— Collected material —
- - - -
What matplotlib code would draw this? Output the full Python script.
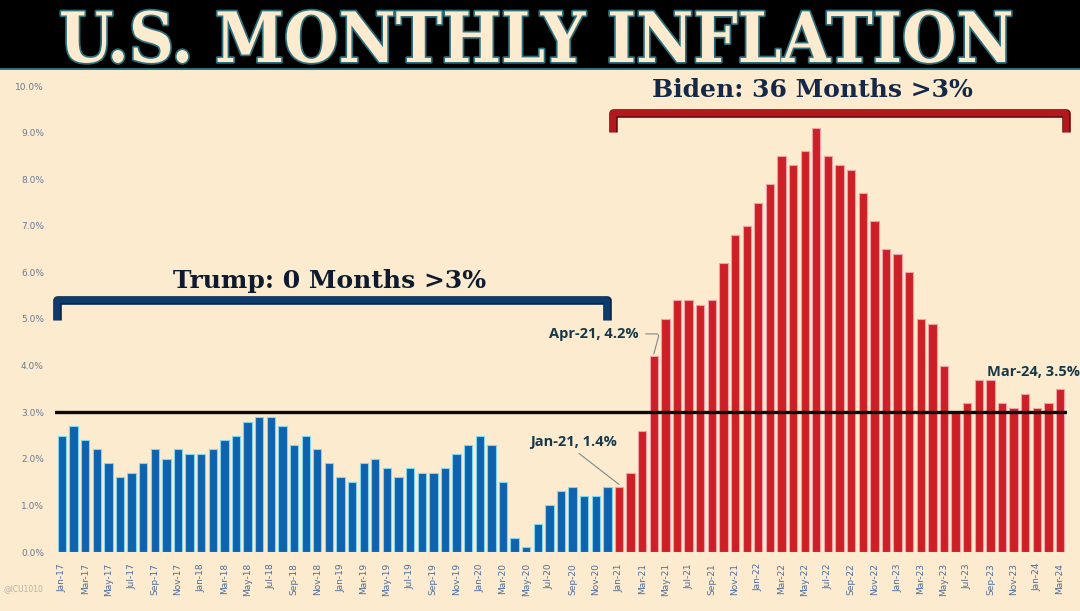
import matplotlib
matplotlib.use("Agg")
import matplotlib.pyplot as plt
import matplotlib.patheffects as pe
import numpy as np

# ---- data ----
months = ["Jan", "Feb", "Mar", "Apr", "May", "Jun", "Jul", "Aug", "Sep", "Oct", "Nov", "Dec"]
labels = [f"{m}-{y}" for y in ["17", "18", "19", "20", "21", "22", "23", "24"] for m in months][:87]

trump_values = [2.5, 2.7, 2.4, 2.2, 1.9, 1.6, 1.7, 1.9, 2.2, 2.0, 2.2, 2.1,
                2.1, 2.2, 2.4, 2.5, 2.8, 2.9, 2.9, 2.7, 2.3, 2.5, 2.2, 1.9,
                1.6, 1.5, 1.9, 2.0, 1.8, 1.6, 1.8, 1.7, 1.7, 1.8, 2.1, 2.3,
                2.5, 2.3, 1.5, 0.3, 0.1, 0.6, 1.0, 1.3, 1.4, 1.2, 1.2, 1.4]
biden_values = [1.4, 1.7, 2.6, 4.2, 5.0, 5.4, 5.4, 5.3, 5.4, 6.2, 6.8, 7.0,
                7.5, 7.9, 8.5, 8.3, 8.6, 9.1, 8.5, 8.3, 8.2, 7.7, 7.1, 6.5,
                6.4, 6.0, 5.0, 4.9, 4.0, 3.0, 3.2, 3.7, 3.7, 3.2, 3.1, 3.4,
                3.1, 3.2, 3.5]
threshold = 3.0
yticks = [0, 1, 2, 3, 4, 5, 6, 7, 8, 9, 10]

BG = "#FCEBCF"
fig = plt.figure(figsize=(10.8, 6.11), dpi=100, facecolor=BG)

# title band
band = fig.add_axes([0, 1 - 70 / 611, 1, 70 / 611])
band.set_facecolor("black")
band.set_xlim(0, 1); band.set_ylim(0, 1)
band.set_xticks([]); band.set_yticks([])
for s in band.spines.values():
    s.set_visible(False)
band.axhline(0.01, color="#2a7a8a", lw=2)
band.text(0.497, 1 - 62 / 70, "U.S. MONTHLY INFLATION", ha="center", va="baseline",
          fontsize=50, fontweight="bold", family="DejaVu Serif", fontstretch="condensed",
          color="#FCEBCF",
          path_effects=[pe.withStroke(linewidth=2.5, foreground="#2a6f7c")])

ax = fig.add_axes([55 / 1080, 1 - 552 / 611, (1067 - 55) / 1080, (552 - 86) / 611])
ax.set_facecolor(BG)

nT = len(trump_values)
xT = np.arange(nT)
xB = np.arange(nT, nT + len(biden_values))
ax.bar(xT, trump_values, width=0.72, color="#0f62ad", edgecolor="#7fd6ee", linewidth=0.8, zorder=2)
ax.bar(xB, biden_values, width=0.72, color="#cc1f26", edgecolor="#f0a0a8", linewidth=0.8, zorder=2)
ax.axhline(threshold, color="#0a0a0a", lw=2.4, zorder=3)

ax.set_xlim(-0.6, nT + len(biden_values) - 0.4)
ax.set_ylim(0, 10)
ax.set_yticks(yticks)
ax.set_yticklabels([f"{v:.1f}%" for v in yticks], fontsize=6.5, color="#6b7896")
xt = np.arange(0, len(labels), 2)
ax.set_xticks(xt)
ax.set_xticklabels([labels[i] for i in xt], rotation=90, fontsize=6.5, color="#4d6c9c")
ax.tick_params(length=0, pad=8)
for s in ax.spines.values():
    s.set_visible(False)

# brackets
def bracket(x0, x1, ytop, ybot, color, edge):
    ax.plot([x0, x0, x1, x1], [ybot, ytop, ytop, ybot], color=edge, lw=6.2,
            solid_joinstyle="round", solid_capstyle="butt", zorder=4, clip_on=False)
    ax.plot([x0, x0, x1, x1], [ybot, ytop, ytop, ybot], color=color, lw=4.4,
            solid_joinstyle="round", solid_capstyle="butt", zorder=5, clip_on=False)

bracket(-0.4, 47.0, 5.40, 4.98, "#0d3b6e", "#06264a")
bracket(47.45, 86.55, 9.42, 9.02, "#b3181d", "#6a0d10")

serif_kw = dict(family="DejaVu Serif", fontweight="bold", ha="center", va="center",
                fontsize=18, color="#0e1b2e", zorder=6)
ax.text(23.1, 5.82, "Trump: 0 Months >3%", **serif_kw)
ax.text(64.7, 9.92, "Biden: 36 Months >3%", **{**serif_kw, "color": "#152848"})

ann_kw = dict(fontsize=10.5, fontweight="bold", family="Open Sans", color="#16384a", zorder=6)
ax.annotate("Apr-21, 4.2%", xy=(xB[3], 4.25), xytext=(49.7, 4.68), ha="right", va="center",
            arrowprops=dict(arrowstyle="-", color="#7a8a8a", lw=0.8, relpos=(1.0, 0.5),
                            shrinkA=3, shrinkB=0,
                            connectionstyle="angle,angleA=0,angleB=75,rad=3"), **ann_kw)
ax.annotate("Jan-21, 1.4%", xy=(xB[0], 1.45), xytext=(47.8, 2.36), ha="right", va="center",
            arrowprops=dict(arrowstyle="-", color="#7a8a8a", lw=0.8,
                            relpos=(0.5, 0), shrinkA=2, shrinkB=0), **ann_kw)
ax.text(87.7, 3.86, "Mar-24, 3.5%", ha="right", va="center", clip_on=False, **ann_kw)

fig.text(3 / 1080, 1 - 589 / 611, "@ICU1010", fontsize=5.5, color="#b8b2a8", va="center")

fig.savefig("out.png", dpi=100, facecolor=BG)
- - - -
— What to work on —
Give all the lines above again, character for character, without pictures.

— Right answer —
What matplotlib code would draw this? Output the full Python script.
import matplotlib
matplotlib.use("Agg")
import matplotlib.pyplot as plt
import matplotlib.patheffects as pe
import numpy as np

# ---- data ----
months = ["Jan", "Feb", "Mar", "Apr", "May", "Jun", "Jul", "Aug", "Sep", "Oct", "Nov", "Dec"]
labels = [f"{m}-{y}" for y in ["17", "18", "19", "20", "21", "22", "23", "24"] for m in months][:87]

trump_values = [2.5, 2.7, 2.4, 2.2, 1.9, 1.6, 1.7, 1.9, 2.2, 2.0, 2.2, 2.1,
                2.1, 2.2, 2.4, 2.5, 2.8, 2.9, 2.9, 2.7, 2.3, 2.5, 2.2, 1.9,
                1.6, 1.5, 1.9, 2.0, 1.8, 1.6, 1.8, 1.7, 1.7, 1.8, 2.1, 2.3,
                2.5, 2.3, 1.5, 0.3, 0.1, 0.6, 1.0, 1.3, 1.4, 1.2, 1.2, 1.4]
biden_values = [1.4, 1.7, 2.6, 4.2, 5.0, 5.4, 5.4, 5.3, 5.4, 6.2, 6.8, 7.0,
                7.5, 7.9, 8.5, 8.3, 8.6, 9.1, 8.5, 8.3, 8.2, 7.7, 7.1, 6.5,
                6.4, 6.0, 5.0, 4.9, 4.0, 3.0, 3.2, 3.7, 3.7, 3.2, 3.1, 3.4,
                3.1, 3.2, 3.5]
threshold = 3.0
yticks = [0, 1, 2, 3, 4, 5, 6, 7, 8, 9, 10]

BG = "#FCEBCF"
fig = plt.figure(figsize=(10.8, 6.11), dpi=100, facecolor=BG)

# title band
band = fig.add_axes([0, 1 - 70 / 611, 1, 70 / 611])
band.set_facecolor("black")
band.set_xlim(0, 1); band.set_ylim(0, 1)
band.set_xticks([]); band.set_yticks([])
for s in band.spines.values():
    s.set_visible(False)
band.axhline(0.01, color="#2a7a8a", lw=2)
band.text(0.497, 1 - 62 / 70, "U.S. MONTHLY INFLATION", ha="center", va="baseline",
          fontsize=50, fontweight="bold", family="DejaVu Serif", fontstretch="condensed",
          color="#FCEBCF",
          path_effects=[pe.withStroke(linewidth=2.5, foreground="#2a6f7c")])

ax = fig.add_axes([55 / 1080, 1 - 552 / 611, (1067 - 55) / 1080, (552 - 86) / 611])
ax.set_facecolor(BG)

nT = len(trump_values)
xT = np.arange(nT)
xB = np.arange(nT, nT + len(biden_values))
ax.bar(xT, trump_values, width=0.72, color="#0f62ad", edgecolor="#7fd6ee", linewidth=0.8, zorder=2)
ax.bar(xB, biden_values, width=0.72, color="#cc1f26", edgecolor="#f0a0a8", linewidth=0.8, zorder=2)
ax.axhline(threshold, color="#0a0a0a", lw=2.4, zorder=3)

ax.set_xlim(-0.6, nT + len(biden_values) - 0.4)
ax.set_ylim(0, 10)
ax.set_yticks(yticks)
ax.set_yticklabels([f"{v:.1f}%" for v in yticks], fontsize=6.5, color="#6b7896")
xt = np.arange(0, len(labels), 2)
ax.set_xticks(xt)
ax.set_xticklabels([labels[i] for i in xt], rotation=90, fontsize=6.5, color="#4d6c9c")
ax.tick_params(length=0, pad=8)
for s in ax.spines.values():
    s.set_visible(False)

# brackets
def bracket(x0, x1, ytop, ybot, color, edge):
    ax.plot([x0, x0, x1, x1], [ybot, ytop, ytop, ybot], color=edge, lw=6.2,
            solid_joinstyle="round", solid_capstyle="butt", zorder=4, clip_on=False)
    ax.plot([x0, x0, x1, x1], [ybot, ytop, ytop, ybot], color=color, lw=4.4,
            solid_joinstyle="round", solid_capstyle="butt", zorder=5, clip_on=False)

bracket(-0.4, 47.0, 5.40, 4.98, "#0d3b6e", "#06264a")
bracket(47.45, 86.55, 9.42, 9.02, "#b3181d", "#6a0d10")

serif_kw = dict(family="DejaVu Serif", fontweight="bold", ha="center", va="center",
                fontsize=18, color="#0e1b2e", zorder=6)
ax.text(23.1, 5.82, "Trump: 0 Months >3%", **serif_kw)
ax.text(64.7, 9.92, "Biden: 36 Months >3%", **{**serif_kw, "color": "#152848"})

ann_kw = dict(fontsize=10.5, fontweight="bold", family="Open Sans", color="#16384a", zorder=6)
ax.annotate("Apr-21, 4.2%", xy=(xB[3], 4.25), xytext=(49.7, 4.68), ha="right", va="center",
            arrowprops=dict(arrowstyle="-", color="#7a8a8a", lw=0.8, relpos=(1.0, 0.5),
                            shrinkA=3, shrinkB=0,
                            connectionstyle="angle,angleA=0,angleB=75,rad=3"), **ann_kw)
ax.annotate("Jan-21, 1.4%", xy=(xB[0], 1.45), xytext=(47.8, 2.36), ha="right", va="center",
            arrowprops=dict(arrowstyle="-", color="#7a8a8a", lw=0.8,
                            relpos=(0.5, 0), shrinkA=2, shrinkB=0), **ann_kw)
ax.text(87.7, 3.86, "Mar-24, 3.5%", ha="right", va="center", clip_on=False, **ann_kw)

fig.text(3 / 1080, 1 - 589 / 611, "@ICU1010", fontsize=5.5, color="#b8b2a8", va="center")

fig.savefig("out.png", dpi=100, facecolor=BG)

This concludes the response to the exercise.